In order to detect when the particle crosses the \(x=0\) plane, we will be using heyoka.py’s event detection system. The event equation is simply

\[ x = 0, \]

whereas for the callback we will be using a function object which will record internally the values of \(\dot{y}\) and \(y\) when the particle crosses the \(x=0\) plane:

# Definition of the event callback.
class ps_callback:
    def __init__(self):
        self.vy_y_list = []
    def __call__(self, ta, t, d_sgn):
        # Compute the state of the system
        # at the event trigger time.
        ta.update_d_output(t)

        # Add the (vy, y) values to the
        # internal list.
        self.vy_y_list.append((ta.d_output[1], ta.d_output[3]))

# Create the event.
ev = hy.nt_event(x, ps_callback(), direction = hy.event_direction.positive)

We can then proceed to the construction of the integrator object:

ta = hy.taylor_adaptive(
    # Hamilton's equations.
    [
        (vx, -hy.diff(Ham, x)),
        (vy, -hy.diff(Ham, y)),
        (x, hy.diff(Ham, vx)),
        (y, hy.diff(Ham, vy))
    ],
    # Initial conditions (all zeroes for now).
    [0.] * 4,
    # Event list.
    nt_events = [ev]
)

We can now proceed to numerically compute and plot the Poincare’ sections. We define a small helper function that, given an input energy level, generates and integrate a few random orbits. The event object will record internally the intersections of these orbits with the \(x=0\) plane, which will then be used to plot the Poincare’ section:

def plot_poincare(H):
    from matplotlib.pylab import plt
    import numpy as np

    fig = plt.figure(figsize=(12, 9))

    for i in range(20):
        # Reset the integrator time.
        ta.time = 0
        # Generate random initial conditions.
        ta.state[:] = generate_ic(H)
        # Reset the list of intersection points
        # in the event object.
        ta.nt_events[0].callback.vy_y_list = []

        # Integrate for a few time units.
        ta.propagate_until(2000.)

        # Extract the intersection points as
        # a 2D numpy array.
        pts = np.array(ta.nt_events[0].callback.vy_y_list)
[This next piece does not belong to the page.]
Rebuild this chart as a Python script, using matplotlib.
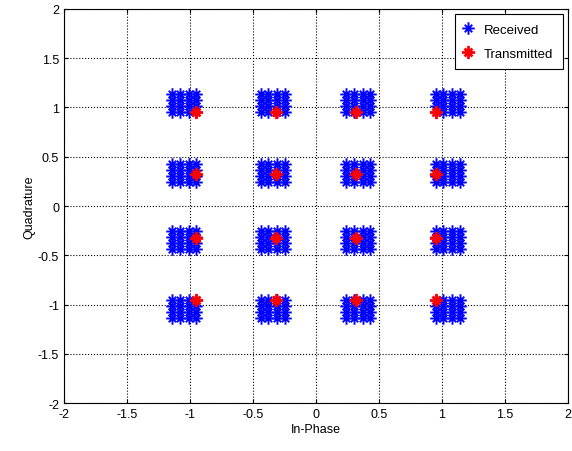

        # Plot the intersection points.
        # NOTE: each set of initial conditions will
        # be plotted with a different color.
        plt.scatter(pts[:, 1], pts[:, 0], s=2.5)

    plt.xlabel(r'$y$')
    plt.ylabel(r'$\dot{y}$');

As done in the original paper, let us first plot a Poincare’ section for the energy level \(\mathcal{H} = 0.083333\):

plot_poincare(0.083333)

This Poincare’ section is suggesting that the integral of motion \(\mathcal{C}\) does indeed exist, because the intersections of all random orbits are clearly tracing curves on the \(x=0\) plane.

NOTE: if you are running this tutorial in interactive mode, feel free to re-execute the previous cell to randomly generate a new Poincare’ section with the same energy level.

But what happens if we try to compute the Poincare’ section for another energy level?

plot_poincare(0.125)

The qualitative picture is now radically different. Although islands of stable motion persist, now most trajectories seem to be densely filling the plane, rather than tracing curves on it. Let us further increase the energy level:

plot_poincare(0.16667)

At higher energies, the densely-filling behaviour (which Henon and Heiles call ergodic) is even more prevalent than before.

Conclusions

These numerical experiments indicate that, in general, no additional integrals of motion (beside the energy) exist for axisymmetric potentials. Note that this result does not imply that no additional integrals exist for some axisymmetric potentials (e.g., see Euler’s three body problem, which is solvable via elliptic functions), but that just an additional integral of motion cannot be defined generically for all axisymmetric potentials.